*Stated exercise*
Line by line, repeat the data below exactly, beginning at the first line and ending at the line with "(s3) at (979,475)". Omit pictures.

*Provided material*
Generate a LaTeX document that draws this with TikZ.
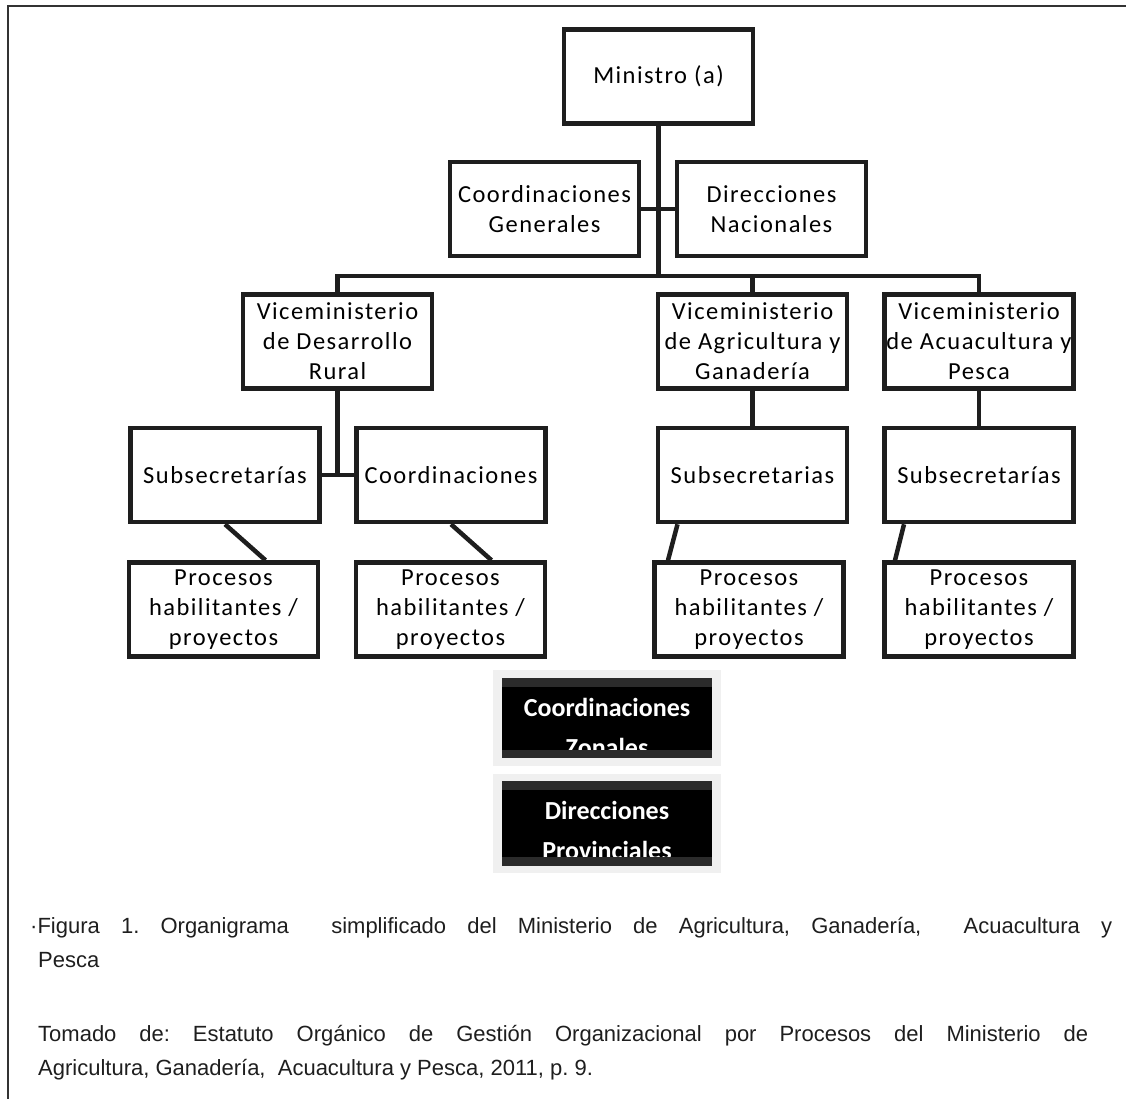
\documentclass[tikz,border=0pt]{standalone}
\usepackage{fontspec}
\setmainfont{Liberation Sans}
\newfontfamily\boxfont[LetterSpace=6]{Carlito}
\newfontfamily\zonefont{Carlito}
\newfontfamily\capfont{Liberation Sans}
\definecolor{ink}{HTML}{1E1E1E}
\definecolor{frameink}{HTML}{333333}
\definecolor{paleframe}{HTML}{F0F0F0}
\definecolor{band}{HTML}{2B2B2B}
\tikzset{
  unit/.style={draw=ink, line width=4.5pt, fill=white, minimum width=189pt,
    minimum height=94pt, inner sep=0pt, align=center,
    font=\boxfont\fontsize{24.5}{30}\selectfont},
  link/.style={draw=ink, line width=4.5pt},
  halo/.style={fill=paleframe, draw=none, minimum width=228pt, inner sep=0pt},
  slab/.style={fill=black, draw=none, minimum width=210pt, inner sep=0pt},
  zonetext/.style={text=white, align=center, inner sep=0pt,
    font=\zonefont\bfseries\fontsize{26}{40}\selectfont},
  captext/.style={anchor=base west, inner sep=0pt,
    font=\capfont\fontsize{22}{26}\selectfont\frenchspacing, text=ink}
}
\begin{document}
\begin{tikzpicture}[x=1pt,y=-1pt]
\useasboundingbox (0,0) rectangle (1126,1099);
% outer frame (open on the right and at the bottom)
\draw[frameink, line width=2.5pt] (1126,6) -- (8,6) -- (8,1099);

% top level
\node[unit] (min) at (658.5,76.5) {Ministro (a)};
\node[unit] (cg) at (544.5,209) {Coordinaciones\\Generales};
\node[unit] (dn) at (771.5,209) {Direcciones\\Nacionales};

% vice-ministries
\node[unit] (v1) at (337.5,341.5) {Viceministerio\\de Desarrollo\\Rural};
\node[unit] (v2) at (752.5,341.5) {Viceministerio\\de Agricultura y\\Ganadería};
\node[unit] (v3) at (979,341.5) {Viceministerio\\de Acuacultura y\\Pesca};

% under-secretariats
\node[unit] (s1) at (225,475) {Subsecretarías};
\node[unit] (c1) at (451,475) {Coordinaciones};
\node[unit] (s2) at (752.5,475) {Subsecretarias};
\node[unit] (s3) at (979,475) {Subsecretarías};

% processes
\node[unit] (p1) at (223.5,609.5) {Procesos\\habilitantes /\\proyectos};
\node[unit] (p2) at (450.5,609.5) {Procesos\\habilitantes /\\proyectos};
\node[unit] (p3) at (749,609.5) {Procesos\\habilitantes /\\proyectos};
\node[unit] (p4) at (979,609.5) {Procesos\\habilitantes /\\proyectos};

% connectors
\coordinate (bus) at (658.5,276);
\draw[link] (min.south) -- (bus);
\draw[link] (cg.east) -- (dn.west);
\draw[link] (v1.north) |- (bus) -| (v3.north);
\draw[link] (v2.north) -- (v2.north |- bus);
\draw[link] (v1.south) |- (s1.east);
\draw[link] (v1.south |- c1.west) -- (c1.west);
\draw[link] (v2.south) -- (s2.north);
\draw[link] (v3.south) -- (s3.north);
\draw[link] (s1.south) -- ([xshift=42pt]p1.north);
\draw[link] (c1.south) -- ([xshift=41pt]p2.north);
\draw[link] ([xshift=-75pt]s2.south) -- ([xshift=-81pt]p3.north);
\draw[link] ([xshift=-75pt]s3.south) -- ([xshift=-84pt]p4.north);

% dark labels
\node[halo, minimum height=96pt] (czh) at (607,718) {};
\node[slab, minimum height=80pt] (czb) at (607,718) {};
\node[zonetext] (czt) at (607,727) {Coordinaciones\\Zonales};
\fill[band] (czb.north west) rectangle ([yshift=-9pt]czb.north east);
\fill[band] ([yshift=8pt]czb.south west) rectangle (czb.south east);

\node[halo, minimum height=99pt] (dph) at (607,823.5) {};
\node[slab, minimum height=85pt] (dpb) at (607,823.5) {};
\node[zonetext] (dpt) at (607,830) {Direcciones\\Provinciales};
\fill[band] (dpb.north west) rectangle ([yshift=-9pt]dpb.north east);
\fill[band] ([yshift=9pt]dpb.south west) rectangle (dpb.south east);

% caption
\node[captext] (cap1) at (30,933) {\makebox[1082pt][s]{·Figura 1. Organigrama\ \ simplificado del Ministerio de Agricultura, Ganadería,\ \ Acuacultura y}};
\node[captext] (cap2) at (38,967) {Pesca};
\node[captext] (cap3) at (38,1041) {\makebox[1050pt][s]{Tomado de: Estatuto Orgánico de Gestión Organizacional por Procesos del Ministerio de}};
\node[captext] (cap4) at (38,1075) {Agricultura, Ganadería,\ \ Acuacultura y Pesca, 2011, p. 9.};
\end{tikzpicture}
\end{document}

*Task result*
Generate a LaTeX document that draws this with TikZ.
\documentclass[tikz,border=0pt]{standalone}
\usepackage{fontspec}
\setmainfont{Liberation Sans}
\newfontfamily\boxfont[LetterSpace=6]{Carlito}
\newfontfamily\zonefont{Carlito}
\newfontfamily\capfont{Liberation Sans}
\definecolor{ink}{HTML}{1E1E1E}
\definecolor{frameink}{HTML}{333333}
\definecolor{paleframe}{HTML}{F0F0F0}
\definecolor{band}{HTML}{2B2B2B}
\tikzset{
  unit/.style={draw=ink, line width=4.5pt, fill=white, minimum width=189pt,
    minimum height=94pt, inner sep=0pt, align=center,
    font=\boxfont\fontsize{24.5}{30}\selectfont},
  link/.style={draw=ink, line width=4.5pt},
  halo/.style={fill=paleframe, draw=none, minimum width=228pt, inner sep=0pt},
  slab/.style={fill=black, draw=none, minimum width=210pt, inner sep=0pt},
  zonetext/.style={text=white, align=center, inner sep=0pt,
    font=\zonefont\bfseries\fontsize{26}{40}\selectfont},
  captext/.style={anchor=base west, inner sep=0pt,
    font=\capfont\fontsize{22}{26}\selectfont\frenchspacing, text=ink}
}
\begin{document}
\begin{tikzpicture}[x=1pt,y=-1pt]
\useasboundingbox (0,0) rectangle (1126,1099);
% outer frame (open on the right and at the bottom)
\draw[frameink, line width=2.5pt] (1126,6) -- (8,6) -- (8,1099);

% top level
\node[unit] (min) at (658.5,76.5) {Ministro (a)};
\node[unit] (cg) at (544.5,209) {Coordinaciones\\Generales};
\node[unit] (dn) at (771.5,209) {Direcciones\\Nacionales};

% vice-ministries
\node[unit] (v1) at (337.5,341.5) {Viceministerio\\de Desarrollo\\Rural};
\node[unit] (v2) at (752.5,341.5) {Viceministerio\\de Agricultura y\\Ganadería};
\node[unit] (v3) at (979,341.5) {Viceministerio\\de Acuacultura y\\Pesca};

% under-secretariats
\node[unit] (s1) at (225,475) {Subsecretarías};
\node[unit] (c1) at (451,475) {Coordinaciones};
\node[unit] (s2) at (752.5,475) {Subsecretarias};
\node[unit] (s3) at (979,475) {Subsecretarías};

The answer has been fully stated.